Mon, Nov 20 2006, 11:33 GMT

Investica Ltd  |  View company's profile


Dollar back on the defensive

The US currency could be vulnerable to heavy selling pressure if there is a forced capitulation in carry trades, although the underlying yield structure will help cushion the dollar if risk tolerances stabilise. The key factor is still that the dollar is liable to see strong selling pressure on any significant recoveries.  

 

The dollar strengthened to near 1.2760 against the dollar on Friday, but was unable to make further headway and weakened in US trading as poor data and market rumours undermined the US currency. The US currency weakened to lows near 1.2845 before stabilising as the currency was also undermined by an unwinding of short positions in the yen and Swiss franc.  

 

The US housing data was weak with a 14.6% drop in starts for October to a six-year low with an annual rate of 1.49mn while permits fell 6.3% to 1.53mn. The data will revive concerns over the housing outlook and the potential for a deterioration in the wider economy.
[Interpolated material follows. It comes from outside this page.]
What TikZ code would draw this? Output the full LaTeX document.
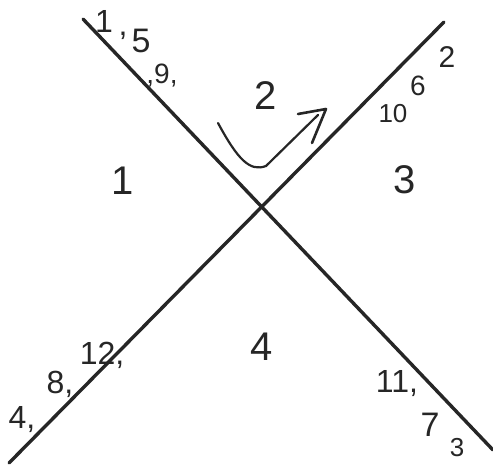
\documentclass[tikz,border=0pt]{standalone}
\usepackage{fontspec}
\setmainfont{Liberation Sans}
\usetikzlibrary{arrows.meta}
\begin{document}
\begin{tikzpicture}[x=1pt,y=-1pt,
  ink/.style={draw=black!85,line width=3.4pt,line cap=round},
  hand/.style={text=black!85,inner sep=0pt,font=\fontsize{#1}{#1}\selectfont},
  hand/.default=30]
\useasboundingbox (0,0) rectangle (493,466);
\clip (0,0) rectangle (493,466);
% line ends
\coordinate (a1) at (83,19);
\coordinate (a2) at (493,450);
\coordinate (b1) at (9,463);
\coordinate (b2) at (444,22);
\draw[ink] (a1) -- (a2);
\draw[ink] (b1) -- (b2);
% curved arrow
\coordinate (c1) at (218,123);
\coordinate (c2) at (318,115);
\draw[ink,line width=2.2pt] (c1) .. controls (238,160) and (250,172) .. (266,166) -- (c2);
\coordinate (t1) at (298,114);
\coordinate (t2) at (326,109);
\coordinate (t3) at (312,143);
\draw[ink,line width=2.6pt,line join=round] (t1) -- (t2) -- (t3);
% region labels
\node[hand=40] (r1) at (123,181) {1};
\node[hand=40] (r2) at (266,96) {2};
\node[hand=40] (r3) at (405,180) {3};
\node[hand=40] (r4) at (262,347) {4};
% labels along the lines
\node[hand=32] (l1) at (104,21) {1};
\node[hand=32] (lc) at (123,36) {,};
\node[hand=34] (l5) at (141,41) {5};
\node[hand=28] (l9) at (162,76) {,9,};
\node[hand=30] (e2) at (447,57) {2};
\node[hand=28] (e6) at (418,86) {6};
\node[hand=26] (e10) at (393,114) {10};
\node[hand=32] (e4) at (22,420) {4,};
\node[hand=32] (e8) at (60,384) {8,};
\node[hand=32] (e12) at (102,355) {12,};
\node[hand=32] (e11) at (397,384) {11,};
\node[hand=34] (e7) at (430,425) {7};
\node[hand=26] (e3) at (457,448) {3};
\end{tikzpicture}
\end{document}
The dollar was initially resilient after the data, but weakened sharply after rumours that a major hedge fund was in serious trouble and was selling the dollar to cover losses incurred in the commodity markets.

 

Data influences will be reduced during this week with trading also dampened by the US Thanksgiving holiday and this may encourage narrow ranges. Markets will, however, need to be on high alert over the risk of increased volatility.

 

The ECB has maintained a tough stance with bank member Papademos calling for extreme vigilance on inflation and these comments were reiterated by Chairman Trichet. Euro gains will still be restrained by the potential for warnings over currency strength from European officials.